Ein rascher Blick zur Seite zeigte ihm, daß es Net ebenso erging. Auch sie starrte das Ding an, neben dem Kyle stand, und der Ausdruck auf ihrem Gesicht schwankte zwischen Ekel und einer tiefen Angst. Was um alles in der Welt war das?
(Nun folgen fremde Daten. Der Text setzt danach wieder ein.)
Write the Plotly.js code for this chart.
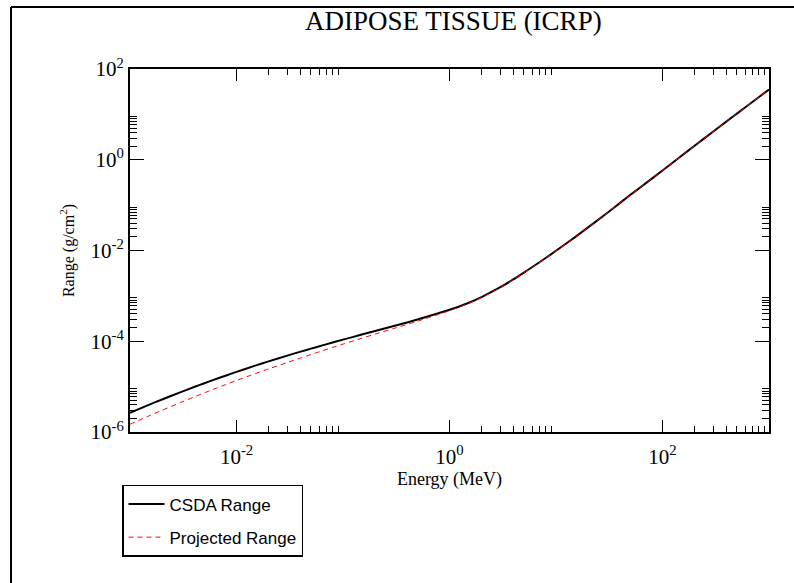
<!DOCTYPE html>
<html>
<head>
<meta charset="utf-8">
<script src="https://cdn.plot.ly/plotly-3.0.1.min.js"></script>
<style>html,body{margin:0;padding:0;background:#fff;}#chart{width:794px;height:583px;}</style>
</head>
<body>
<div id="chart"></div>
<script>
// Energy (MeV)
const energy = [0.001, 0.0015, 0.002, 0.003, 0.004, 0.005, 0.006, 0.008,
  0.01, 0.015, 0.02, 0.03, 0.04, 0.05, 0.06, 0.08,
  0.1, 0.15, 0.2, 0.3, 0.4, 0.5, 0.6, 0.8,
  1, 1.5, 2, 3, 4, 5, 6, 8,
  10, 15, 20, 30, 40, 50, 60, 80,
  100, 150, 200, 300, 400, 500, 600, 800, 1000];
// CSDA Range (g/cm2)
const csdaRange = [2.661e-6, 3.963e-6, 5.21e-6, 7.57e-6, 9.79e-6, 1.189e-5, 1.387e-5, 1.762e-5,
  2.113e-5, 2.904e-5, 3.606e-5, 4.83e-5, 5.90e-5, 6.87e-5, 7.76e-5, 9.376e-5,
  1.084e-4, 1.403e-4, 1.683e-4, 2.168e-4, 2.600e-4, 3.013e-4, 3.412e-4, 4.188e-4,
  4.932e-4, 6.98e-4, 9.42e-4, 1.552e-3, 2.328e-3, 3.258e-3, 4.325e-3, 6.84e-3,
  9.86e-3, 1.950e-2, 3.236e-2, 6.607e-2, 0.1122, 0.1687, 0.2328, 0.389,
  0.579, 1.213, 2.037, 4.198, 7.015, 10.40, 14.35, 23.82, 35.24];
// Projected Range (g/cm2)
const projectedRange = [1.479e-6, 2.254e-6, 3.013e-6, 4.487e-6, 5.916e-6, 7.295e-6, 8.630e-6, 1.119e-5,
  1.365e-5, 1.932e-5, 2.455e-5, 3.404e-5, 4.276e-5, 5.093e-5, 5.875e-5, 7.311e-5,
  8.650e-5, 1.164e-4, 1.436e-4, 1.914e-4, 2.350e-4, 2.767e-4, 3.170e-4, 3.954e-4,
  4.710e-4, 6.761e-4, 9.183e-4, 1.524e-3, 2.291e-3, 3.214e-3, 4.276e-3, 6.776e-3,
  9.772e-3, 1.936e-2, 3.214e-2, 6.577e-2, 0.1117, 0.1679, 0.2317, 0.3873,
  0.5768, 1.208, 2.028, 4.178, 6.982, 10.35, 14.29, 23.71, 35.08];

const xMajorVals = [1e-2, 1, 1e2];
const xMajorText = ['10<sup>-2</sup>', '10<sup>0</sup>', '10<sup>2</sup>'];
const xMinorVals = [2e-2,3e-2,4e-2,5e-2,6e-2,7e-2,8e-2,9e-2, 2,3,4,5,6,7,8,9, 200,300,400,500,600,700,800,900];
const yMajorVals = [1e-6, 1e-4, 1e-2, 1, 1e2];
const yMajorText = ['10<sup>-6</sup>', '10<sup>-4</sup>', '10<sup>-2</sup>', '10<sup>0</sup>', '10<sup>2</sup>'];
const yMinorVals = [2e-6,3e-6,4e-6,5e-6,6e-6,7e-6,8e-6,9e-6, 2e-4,3e-4,4e-4,5e-4,6e-4,7e-4,8e-4,9e-4,
  2e-2,3e-2,4e-2,5e-2,6e-2,7e-2,8e-2,9e-2, 2,3,4,5,6,7,8,9];

const serif = 'Liberation Serif, Times New Roman, serif';
const sans = 'Liberation Sans, Arial, sans-serif';

const traces = [
  {x: energy, y: csdaRange, type: 'scatter', mode: 'lines', name: 'CSDA Range',
   line: {color: '#000000', width: 2, shape: 'spline', smoothing: 0.6}, legendgroup: 'a'},
  {x: energy, y: projectedRange, type: 'scatter', mode: 'lines', name: 'Projected Range',
   line: {color: '#ff0000', width: 1, dash: '5px,4px', shape: 'spline', smoothing: 0.6}, legendgroup: 'b'}
];

const layout = {
  width: 794, height: 583,
  margin: {l: 130, r: 25, t: 69, b: 151},
  paper_bgcolor: '#ffffff', plot_bgcolor: '#ffffff',
  title: {text: 'ADIPOSE TISSUE (ICRP)', font: {family: serif, size: 27, color: '#000'},
          x: 0.571, xanchor: 'center', xref: 'container', y: 0.965, yanchor: 'middle', yref: 'container'},
  xaxis: {type: 'log', range: [-3, 3], showgrid: false, zeroline: false,
    showline: true, linewidth: 2, linecolor: '#000', mirror: 'allticks',
    ticks: 'inside', ticklen: 12, tickwidth: 1, tickcolor: '#000',
    tickmode: 'array', tickvals: xMajorVals, ticktext: xMajorText, ticklabelstandoff: 5,
    tickfont: {family: serif, size: 21, color: '#000'},
    minor: {tickmode: 'array', tickvals: xMinorVals, ticks: 'inside', ticklen: 6, tickwidth: 1, tickcolor: '#000'},
    title: {text: 'Energy (MeV)', font: {family: serif, size: 18, color: '#000'}, standoff: 2}},
  yaxis: {type: 'log', range: [-6, 2], showgrid: false, zeroline: false,
    showline: true, linewidth: 2, linecolor: '#000', mirror: 'allticks',
    ticks: 'inside', ticklen: 14, tickwidth: 1, tickcolor: '#000',
    tickmode: 'array', tickvals: yMajorVals, ticktext: yMajorText,
    tickfont: {family: serif, size: 21, color: '#000'},
    minor: {tickmode: 'array', tickvals: yMinorVals, ticks: 'inside', ticklen: 7, tickwidth: 1, tickcolor: '#000'},
    title: {text: 'Range (g/cm<sup>2</sup>)', font: {family: serif, size: 16, color: '#000'}, standoff: 12}},
  showlegend: true,
  legend: {x: -0.0125, y: -0.146, xanchor: 'left', yanchor: 'top', xref: 'paper', yref: 'paper',
    bgcolor: '#ffffff', bordercolor: '#000', borderwidth: 1.5,
    font: {family: sans, size: 17, color: '#000'}, traceorder: 'grouped', tracegroupgap: 8, itemwidth: 36},
  shapes: [
    {type: 'line', xref: 'paper', yref: 'paper', x0: -0.1862, x1: -0.1862, y0: 1.1708, y1: -0.45,
     line: {color: '#000', width: 2}},
    {type: 'line', xref: 'paper', yref: 'paper', x0: -0.1862, x1: 1.05, y0: 1.1708, y1: 1.1708,
     line: {color: '#000', width: 2}}
  ]
};

Plotly.newPlot('chart', traces, layout, {displayModeBar: false, staticPlot: true});
</script>
</body>
</html>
Hartmann überwand endlich seinen Widerwillen und war mit drei, vier schnellen Schritten bei Kyle. Schaudernd blickte er auf das herab, was vor dem Megamann auf dem Boden lag. Es war verrückt - er stand praktisch vor dem unheimlichen Etwas, aber er konnte es immer noch nicht richtig erkennen. Vor dem Etwas lag eine tote Ratte. Ihr Rückgrat war gebrochen und der Körper mit einem Dutzend Wunden übersät, deren bloßer Anblick ihm den Magen herumdrehte. Ihre Krallen und die fast fingerlangen Reißzähne waren auch im Tode in den Körper ihres Gegners geschlagen, und Hartmanns Augen nahmen den Kadaver der Ratte in jedem noch so winzigen Detail wahr - aber nicht das Wesen, das sie umgebracht hatte!

»Was ... was ist das?« murmelte er hilflos. Er hob den Blick und sah Kyle an, aber im allerersten Moment erkannte er in dessen Gesicht nichts als Bestürzung und Ratlosigkeit. Es dauerte eine Sekunde, bis der Megamann überhaupt zu registrieren schien, daß er etwas gesagt hatte.

»Das ist einer von ihnen«, sagte er.